Una de las ansias que la humanidad ha tenido, tiene y tendrá es la de controlar todo lo que concierne a la vida humana. Controlar el tiempo, controlar el clima, controlar las relaciones sociales, absolutamente todo y, obviamente, los procesos electorales no son ajenos a este deseo de control. Hace unos años, en Francia, apareció un debate especialmente relevante en los términos de esta pretensión humana de ejercer el control de los elementos más allá de las nuevas posibilidades que ofrecen las TICs. El debate se suscitó cuando una publicación belga (si no me falla la memoria, que es posible) publicó en su versión digital sondeos electorales durante el período en que en el país galo la legislación del ramo prohibía su difusión.
Ni que decir tiene que inmediatamente algunos de los mass-media tradicionales ofrecieron en sus informaciones dichos datos, por lo que la polémica estalló en grandes proporciones. ¿Pueden los medios reflejar, como informaciones, datos como los citados generados y hechos públicos fuera de la jurisdicción del estado? La difusión de estos datos en el extranjero, ¿atenta realmente contra las condiciones de la competencia electoral?... y así podríamos seguir.

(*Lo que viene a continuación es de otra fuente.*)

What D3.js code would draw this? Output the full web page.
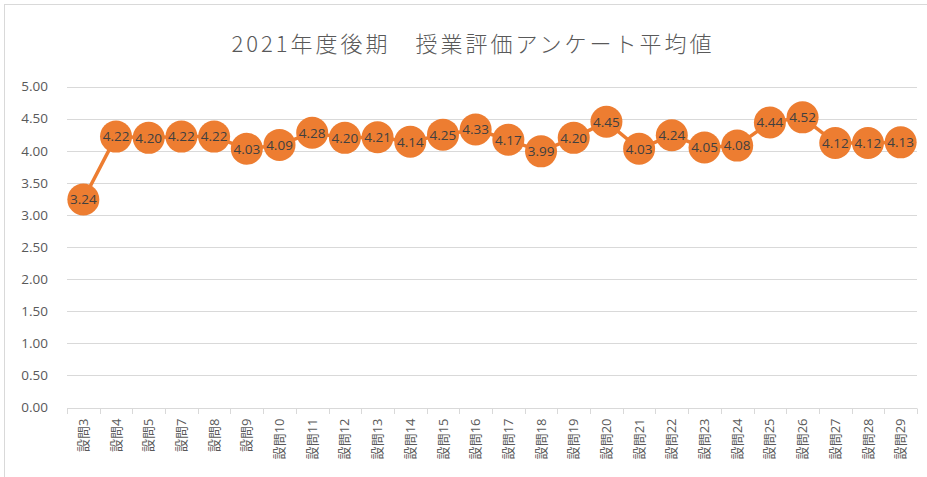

El caso es que esta experiencia, paradigmática en lo que al impacto de las TICs en el proceso político se refiere, puede enfrentarse desde dos grandes posiciones: aquella que persiste en el intento de poner barreras al campo, al cibercampo en este caso (tarea árdua e imposible donde las haya), y aquella que asume la inevitabilidad de los cambios que conlleva la creciente presencia y relevancia de las TICs, de forma que pasan a suprimirse o modificarse aquellas normas jurídicas que, por obsoletas, no responden ya a la voluntad (ni al contexto) con la que fueron adoptadas.